Ex-situ Decoration of Carbon Nanotubes with Pyridine-based Frameworks; an Easily Tunable Approach Towards Efficient N-doped Metal-Free Catalysts for the Oxygen Reduction Reaction

Efficient and low-cost electrocatalysts for the oxygen reduction reaction (ORR) are at the heart of renewable energy technologies. Indeed, the high cost of the platinum-group metal-based electrocatalysts, together with the limited reserves of these noble metals in nature, constitutes the major drawback to their sustainable commercial application in several technological energy-related fields.

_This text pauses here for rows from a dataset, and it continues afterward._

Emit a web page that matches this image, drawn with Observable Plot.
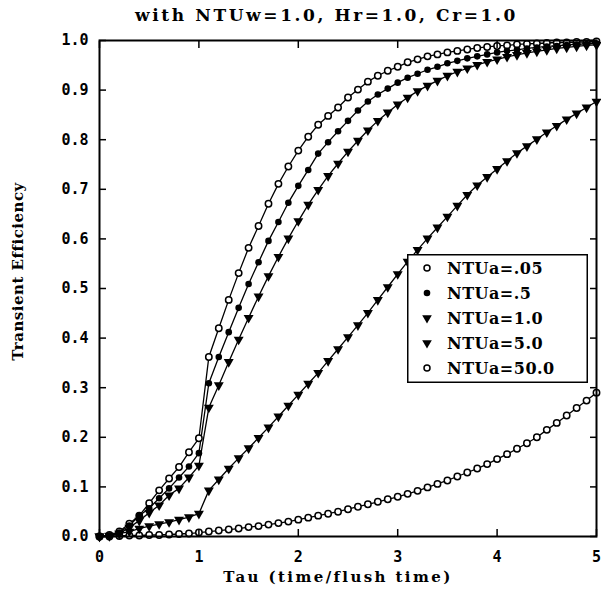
<!DOCTYPE html>
<html><head><meta charset="utf-8">
<script src="https://cdn.jsdelivr.net/npm/d3@7"></script>
<script src="https://cdn.jsdelivr.net/npm/@observablehq/plot@0.6"></script>
<style>
body{margin:0;background:#fff;width:601px;height:605px;overflow:hidden;position:relative;}
#title{position:absolute;left:26px;top:4px;width:601px;text-align:center;font-family:"DejaVu Serif",serif;font-weight:bold;font-size:17px;letter-spacing:2.6px;line-height:22px;color:#000;}
#chart{position:absolute;left:0;top:30px;}
#legend{position:absolute;left:407px;top:254px;}
</style></head><body>
<div id="title"></div>
<div id="chart"></div>
<div id="legend"></div>
<script>
const tau = [0,0.1,0.2,0.3,0.4,0.5,0.6,0.7,0.8,0.9,1.0,1.1,1.2,1.3,1.4,1.5,1.6,1.7,1.8,1.9,2.0,2.1,2.2,2.3,2.4,2.5,2.6,2.7,2.8,2.9,3.0,3.1,3.2,3.3,3.4,3.5,3.6,3.7,3.8,3.9,4.0,4.1,4.2,4.3,4.4,4.5,4.6,4.7,4.8,4.9,5.0];
const ntu005 = [0,0.003,0.01,0.026,0.042,0.067,0.093,0.117,0.14,0.17,0.198, 0.362,0.42,0.477,0.531,0.582,0.626,0.671,0.711,0.746,0.778, 0.806,0.83,0.848,0.865,0.885,0.901,0.917,0.929,0.939,0.947, 0.956,0.962,0.968,0.972,0.976,0.979,0.982,0.985,0.987,0.989, 0.99,0.992,0.993,0.994,0.995,0.996,0.996,0.997,0.997,0.998];
const ntu05 = [0,0.002,0.008,0.022,0.042,0.057,0.077,0.097,0.119,0.141,0.168, 0.309,0.362,0.412,0.461,0.509,0.553,0.596,0.634,0.673,0.707, 0.739,0.772,0.795,0.817,0.838,0.859,0.877,0.891,0.903,0.915, 0.925,0.933,0.941,0.947,0.954,0.959,0.964,0.968,0.972,0.976, 0.979,0.981,0.984,0.986,0.988,0.989,0.991,0.992,0.993,0.994];
const ntu1 = [0,0.001,0.006,0.018,0.032,0.048,0.063,0.083,0.097,0.119,0.143, 0.26,0.305,0.352,0.397,0.441,0.484,0.525,0.564,0.601,0.636, 0.669,0.699,0.727,0.752,0.776,0.798,0.819,0.838,0.855,0.871, 0.885,0.898,0.909,0.919,0.929,0.937,0.944,0.951,0.957,0.962, 0.967,0.971,0.975,0.978,0.981,0.984,0.986,0.988,0.99,0.991];
const ntu5 = [0,0.002,0.006,0.01,0.016,0.021,0.025,0.029,0.034,0.039,0.046, 0.093,0.115,0.137,0.158,0.178,0.199,0.22,0.242,0.264,0.286, 0.308,0.33,0.354,0.378,0.402,0.426,0.451,0.477,0.503,0.529, 0.554,0.578,0.601,0.623,0.645,0.667,0.689,0.708,0.725,0.741, 0.757,0.773,0.787,0.801,0.815,0.828,0.841,0.853,0.865,0.877];
const ntu50 = [0,0,0.001,0.002,0.002,0.003,0.003,0.004,0.005,0.006,0.008, 0.01,0.012,0.014,0.016,0.019,0.021,0.024,0.027,0.03,0.034, 0.038,0.042,0.046,0.05,0.055,0.06,0.065,0.07,0.075,0.08, 0.086,0.092,0.099,0.106,0.113,0.121,0.129,0.137,0.146,0.156, 0.166,0.177,0.188,0.2,0.215,0.229,0.244,0.259,0.274,0.29];
const seriesNames = ["NTUa=.05","NTUa=.5","NTUa=1.0","NTUa=5.0","NTUa=50.0"];
const seriesValues = [ntu005, ntu05, ntu1, ntu5, ntu50];
const seriesMarker = ["open","filled","triangle","triangle","open"];
const xTicks = [0,1,2,3,4,5];
const yTicks = [0,0.1,0.2,0.3,0.4,0.5,0.6,0.7,0.8,0.9,1.0];
const titleText = "with NTUw=1.0, Hr=1.0, Cr=1.0";
const xLabel = "Tau (time/flush time)";
const yLabel = "Transient Efficiency";

const rows = [];
seriesNames.forEach((name, s) => seriesValues[s].forEach((v, i) => rows.push({tau: tau[i], eff: v, name, marker: seriesMarker[s]})));
const openRows = rows.filter(d => d.marker === "open");
const filledRows = rows.filter(d => d.marker === "filled");
const triRows = rows.filter(d => d.marker === "triangle");

const numFont = "DejaVu Sans Mono";
const txtFont = "DejaVu Serif";

const chart = Plot.plot({
  width: 601, height: 575,
  marginLeft: 99, marginRight: 5, marginTop: 10, marginBottom: 69,
  x: {domain: [0, 5]},
  y: {domain: [0, 1]},
  style: {background: "#fff", color: "#000"},
  marks: [
    Plot.line(rows, {x: "tau", y: "eff", z: "name", stroke: "#000", strokeWidth: 1.3}),
    Plot.dot(openRows, {x: "tau", y: "eff", r: 3.2, fill: "#fff", stroke: "#000", strokeWidth: 1.5}),
    Plot.dot(filledRows, {x: "tau", y: "eff", r: 3.3, fill: "#000", stroke: "none"}),
    Plot.dot(triRows, {x: "tau", y: "eff", symbol: "triangle", rotate: 180, r: 3.7, fill: "#000", stroke: "none"}),
    Plot.frame({stroke: "#000", strokeWidth: 2}),
    Plot.axisX({anchor: "bottom", ticks: xTicks, tickSize: -7, tickPadding: 22, tickFormat: d => String(d), label: null, fontSize: 15, fontWeight: "bold", fontFamily: numFont, strokeWidth: 1.5}),
    Plot.axisX({anchor: "top", ticks: xTicks, tickSize: -7, tickFormat: () => "", label: null, strokeWidth: 1.5}),
    Plot.axisY({anchor: "left", ticks: yTicks, tickSize: -7, tickPadding: 18, tickFormat: d => d.toFixed(1), label: null, fontSize: 15, fontWeight: "bold", fontFamily: numFont, strokeWidth: 1.5}),
    Plot.axisY({anchor: "right", ticks: yTicks, tickSize: -7, tickFormat: () => "", label: null, strokeWidth: 1.5}),
    Plot.text([xLabel], {text: d => d, frameAnchor: "bottom", dx: -10, dy: 41, lineAnchor: "middle", textAnchor: "middle", fontSize: 15, fontWeight: "bold", fontFamily: txtFont}),
    Plot.text([yLabel], {text: d => d, frameAnchor: "left", rotate: -90, dx: -81, dy: -17, lineAnchor: "middle", textAnchor: "middle", fontSize: 15, fontWeight: "bold", fontFamily: txtFont})
  ]
});
chart.querySelectorAll("text").forEach(t => { if (t.textContent === yLabel) t.setAttribute("letter-spacing", "0.5px"); if (t.textContent === xLabel) t.setAttribute("letter-spacing", "2.4px"); });
document.getElementById("chart").appendChild(chart);
document.getElementById("title").textContent = titleText;

// legend
const lw = 181, lh = 129;
const lg = d3.select("#legend").append("svg").attr("width", lw).attr("height", lh);
lg.append("rect").attr("x", 0.75).attr("y", 0.75).attr("width", lw - 1.5).attr("height", lh - 1.5).attr("fill", "#fff").attr("stroke", "#000").attr("stroke-width", 1.5);
seriesNames.forEach((name, i) => {
  const cy = 14 + i * 25;
  const m = seriesMarker[i];
  if (m === "open") lg.append("circle").attr("cx", 20).attr("cy", cy).attr("r", 3).attr("fill", "#fff").attr("stroke", "#000").attr("stroke-width", 1.5);
  else if (m === "filled") lg.append("circle").attr("cx", 20).attr("cy", cy).attr("r", 3.3).attr("fill", "#000");
  else lg.append("path").attr("d", d3.symbol(d3.symbolTriangle, 40)()).attr("transform", `translate(20,${cy}) rotate(180)`).attr("fill", "#000");
  lg.append("text").attr("x", 40).attr("y", cy).attr("dy", "0.36em").attr("font-family", txtFont).attr("font-weight", "bold").attr("font-size", 16).attr("letter-spacing", "0.5px").text(name);
});
</script>
</body></html>
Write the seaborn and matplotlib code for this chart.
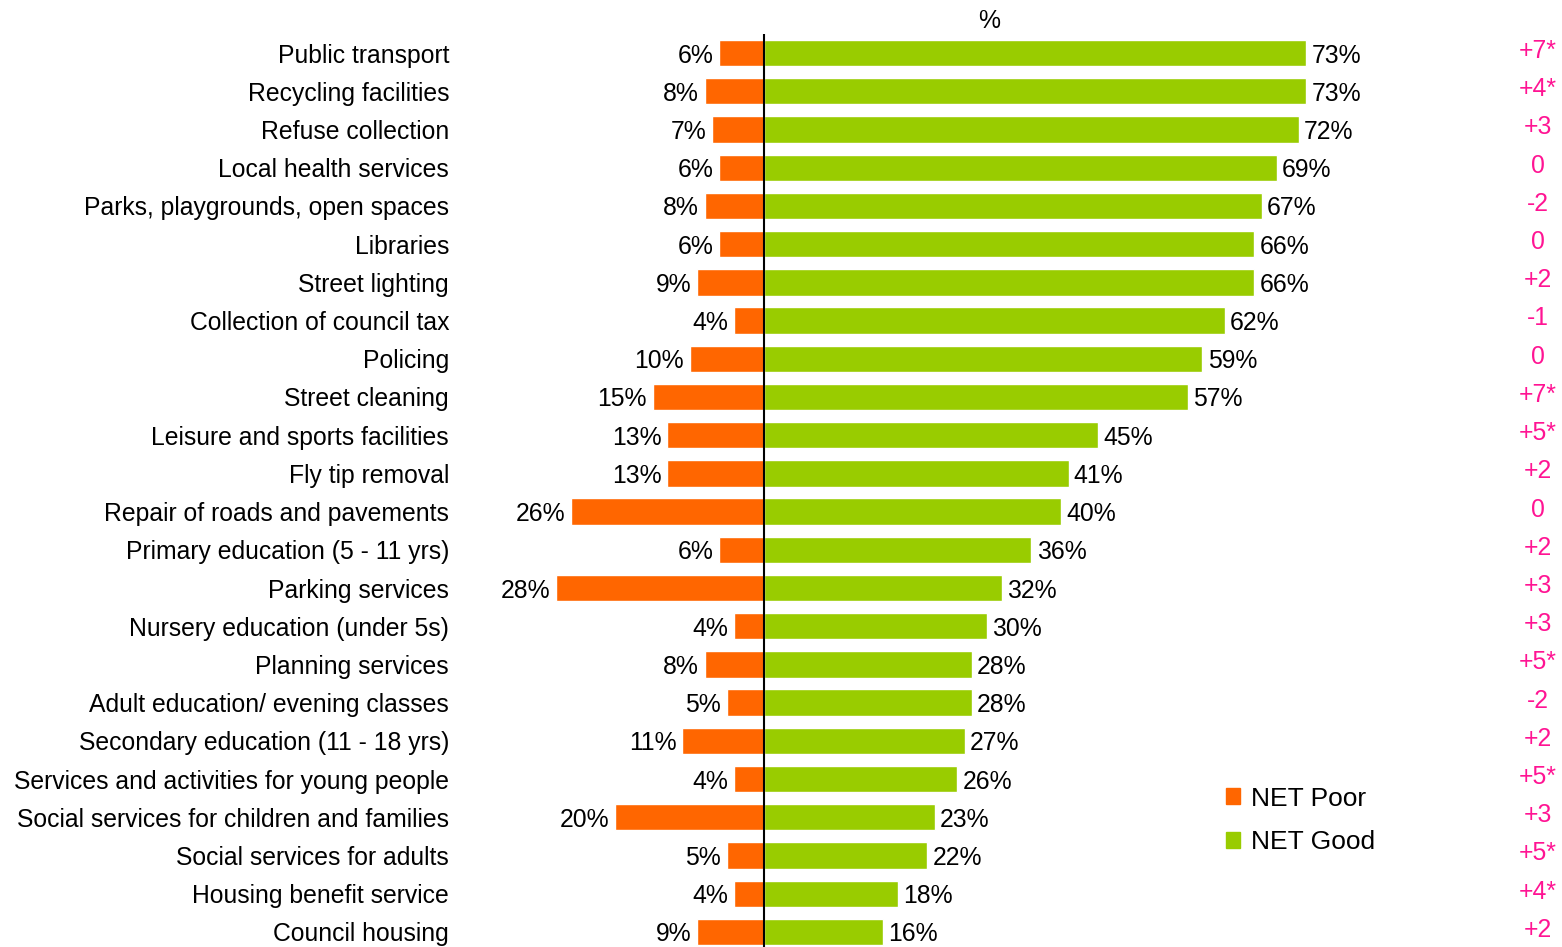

Following the recent intensive research efforts in reducing or replacing Pt-based electrocatalysts in ORR, light-heteroelement doped 1D carbon nanotubes, particularly those containing nitrogen (N-CNTs), have drawn much attention for their potentiality in this sector. Since the first seminal report by Dai and co-workers in 2009, a huge work has been carried out to prepare N-CNTs and to fully exploit their catalytic properties. Among the available synthetic methods, Chemical Vapor Deposition (CVD) still remains the most effective and widely used technique to produce N-doped CNTs; anyway, both the N-doping level and the type of N-containing functional group distribution within the final material still remain far from being easily controlled through this synthetic approach. One recent study by us has demonstrated how a simple CNT covalent decoration with pyridine frameworks embedded in a conjugated (although spatially limited) sp2 carbon network, can translates into systems featured by remarkable catalytic performance in ORR, both in terms of onset potentials (Eon) and diffusion-limited current density (J) values. Here, we present a full account on the synthesis, and electrocatalytic activity of a series of ex-situ N-doped MWCNTs using a variety of well defined pyridinic frameworks. This study offers an unambiguous evidence of the central role played by the pyridine moieties on the electrocatalytic activity of N-decorated MWCNTs in the ORR. Most importantly, a clear-cut evidence of the catalysts efficiency in the ORR as a function of the C-N bond polarization (descriptor) is given. As a result, the first volcano plot based on this descriptor and associated to the catalytic performance in ORR of totally metal-free systems will be presented.